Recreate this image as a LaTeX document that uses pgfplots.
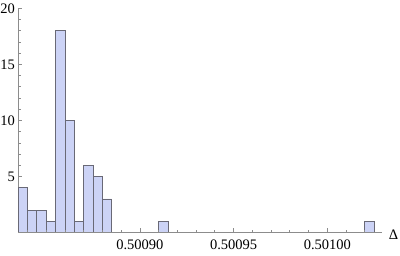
\documentclass[border=0pt]{standalone}
\usepackage{fontspec}
\setmainfont{Liberation Serif}
\usepackage{pgfplots}
\pgfplotsset{compat=1.18}
\definecolor{barfill}{RGB}{204,211,246}
\definecolor{baredge}{RGB}{105,105,118}
\definecolor{axgray}{RGB}{140,140,140}
\begin{document}
\begin{tikzpicture}
\path[use as bounding box] (0bp,0bp) rectangle (400bp,256bp);
\begin{axis}[
  at={(18bp,23.5bp)}, anchor=south west,
  scale only axis, width=363.7bp, height=224.2bp,
  xmin=0.500835, xmax=0.501029, ymin=0, ymax=20,
  axis x line*=bottom, axis y line*=left,
  axis line style={draw=axgray, line width=0.8bp},
  tick align=inside,
  major tick length=4.5bp, minor tick length=2.6bp,
  tick style={draw=axgray, line width=0.6bp},
  scaled x ticks=false,
  xtick={0.5009,0.50095,0.501},
  xticklabels={0.50090,0.50095,0.50100},
  ytick={5,10,15,20},
  minor ytick={1,2,3,4,6,7,8,9,11,12,13,14,16,17,18,19},
  /pgf/number format/assume math mode=true,
  tick label style={font=\fontsize{14.5bp}{17bp}\selectfont, black},
  xticklabel style={inner sep=0pt, yshift=-7bp},
  yticklabel style={inner sep=0pt, xshift=-3bp},
  xlabel={Δ},
  xlabel style={at={(axis description cs:1,0)}, anchor=west, xshift=7bp, yshift=-2bp, inner sep=0pt, font=\fontsize{14.5bp}{17bp}\selectfont},
  clip=false,
]
\addplot[ybar interval, fill=barfill, draw=baredge, line width=0.7bp] coordinates {
(0.500835,4) (0.500840,2) (0.500845,2) (0.500850,1) (0.500855,18)
(0.500860,10) (0.500865,1) (0.500870,6) (0.500875,5) (0.500880,3) (0.500885,3)};
\addplot[ybar interval, fill=barfill, draw=baredge, line width=0.7bp] coordinates {
(0.500910,1) (0.500915,1)};
\addplot[ybar interval, fill=barfill, draw=baredge, line width=0.7bp] coordinates {
(0.501020,1) (0.501025,1)};
% x axis line and its ticks, drawn through the axis
\addplot[axgray, line width=0.9bp, mark=none, forget plot] coordinates {(0.500835,0) (0.501029,0)};
\addplot[axgray, line width=0.7bp, ycomb, mark=none, forget plot] coordinates {
(0.50090,0.40) (0.50095,0.40) (0.50100,0.40)};
\addplot[axgray, line width=0.7bp, ycomb, mark=none, forget plot] coordinates {
(0.50084,0.23) (0.50085,0.23) (0.50086,0.23) (0.50087,0.23) (0.50088,0.23) (0.50089,0.23)
(0.50091,0.23) (0.50092,0.23) (0.50093,0.23) (0.50094,0.23) (0.50096,0.23) (0.50097,0.23)
(0.50098,0.23) (0.50099,0.23) (0.50101,0.23) (0.50102,0.23)};
\end{axis}
\end{tikzpicture}
\end{document}
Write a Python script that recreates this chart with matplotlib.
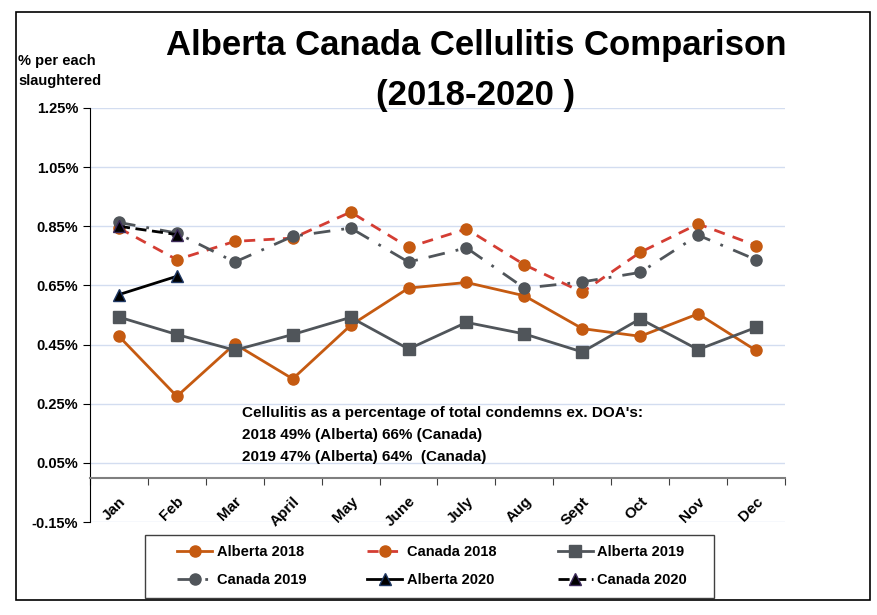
___
(Goal of the exercise): Keep the pictures out of the copy and write out the data exactly as it stands.

(Written response):
Recreate this image as a LaTeX document that uses pgfplots.
\documentclass[border=0pt]{standalone}
\usepackage{fontspec}
\setmainfont{Liberation Serif}
\usepackage{pgfplots}
\pgfplotsset{compat=1.18}
\definecolor{barfill}{RGB}{204,211,246}
\definecolor{baredge}{RGB}{105,105,118}
\definecolor{axgray}{RGB}{140,140,140}
\begin{document}
\begin{tikzpicture}
\path[use as bounding box] (0bp,0bp) rectangle (400bp,256bp);
\begin{axis}[
  at={(18bp,23.5bp)}, anchor=south west,
  scale only axis, width=363.7bp, height=224.2bp,
  xmin=0.500835, xmax=0.501029, ymin=0, ymax=20,
  axis x line*=bottom, axis y line*=left,
  axis line style={draw=axgray, line width=0.8bp},
  tick align=inside,
  major tick length=4.5bp, minor tick length=2.6bp,
  tick style={draw=axgray, line width=0.6bp},
  scaled x ticks=false,
  xtick={0.5009,0.50095,0.501},
  xticklabels={0.50090,0.50095,0.50100},
  ytick={5,10,15,20},
  minor ytick={1,2,3,4,6,7,8,9,11,12,13,14,16,17,18,19},
  /pgf/number format/assume math mode=true,
  tick label style={font=\fontsize{14.5bp}{17bp}\selectfont, black},
  xticklabel style={inner sep=0pt, yshift=-7bp},
  yticklabel style={inner sep=0pt, xshift=-3bp},
  xlabel={Δ},
  xlabel style={at={(axis description cs:1,0)}, anchor=west, xshift=7bp, yshift=-2bp, inner sep=0pt, font=\fontsize{14.5bp}{17bp}\selectfont},
  clip=false,
]
\addplot[ybar interval, fill=barfill, draw=baredge, line width=0.7bp] coordinates {
(0.500835,4) (0.500840,2) (0.500845,2) (0.500850,1) (0.500855,18)
(0.500860,10) (0.500865,1) (0.500870,6) (0.500875,5) (0.500880,3) (0.500885,3)};
\addplot[ybar interval, fill=barfill, draw=baredge, line width=0.7bp] coordinates {
(0.500910,1) (0.500915,1)};
\addplot[ybar interval, fill=barfill, draw=baredge, line width=0.7bp] coordinates {
(0.501020,1) (0.501025,1)};
% x axis line and its ticks, drawn through the axis
\addplot[axgray, line width=0.9bp, mark=none, forget plot] coordinates {(0.500835,0) (0.501029,0)};
\addplot[axgray, line width=0.7bp, ycomb, mark=none, forget plot] coordinates {
(0.50090,0.40) (0.50095,0.40) (0.50100,0.40)};
\addplot[axgray, line width=0.7bp, ycomb, mark=none, forget plot] coordinates {
(0.50084,0.23) (0.50085,0.23) (0.50086,0.23) (0.50087,0.23) (0.50088,0.23) (0.50089,0.23)
(0.50091,0.23) (0.50092,0.23) (0.50093,0.23) (0.50094,0.23) (0.50096,0.23) (0.50097,0.23)
(0.50098,0.23) (0.50099,0.23) (0.50101,0.23) (0.50102,0.23)};
\end{axis}
\end{tikzpicture}
\end{document}
Write a Python script that recreates this chart with matplotlib.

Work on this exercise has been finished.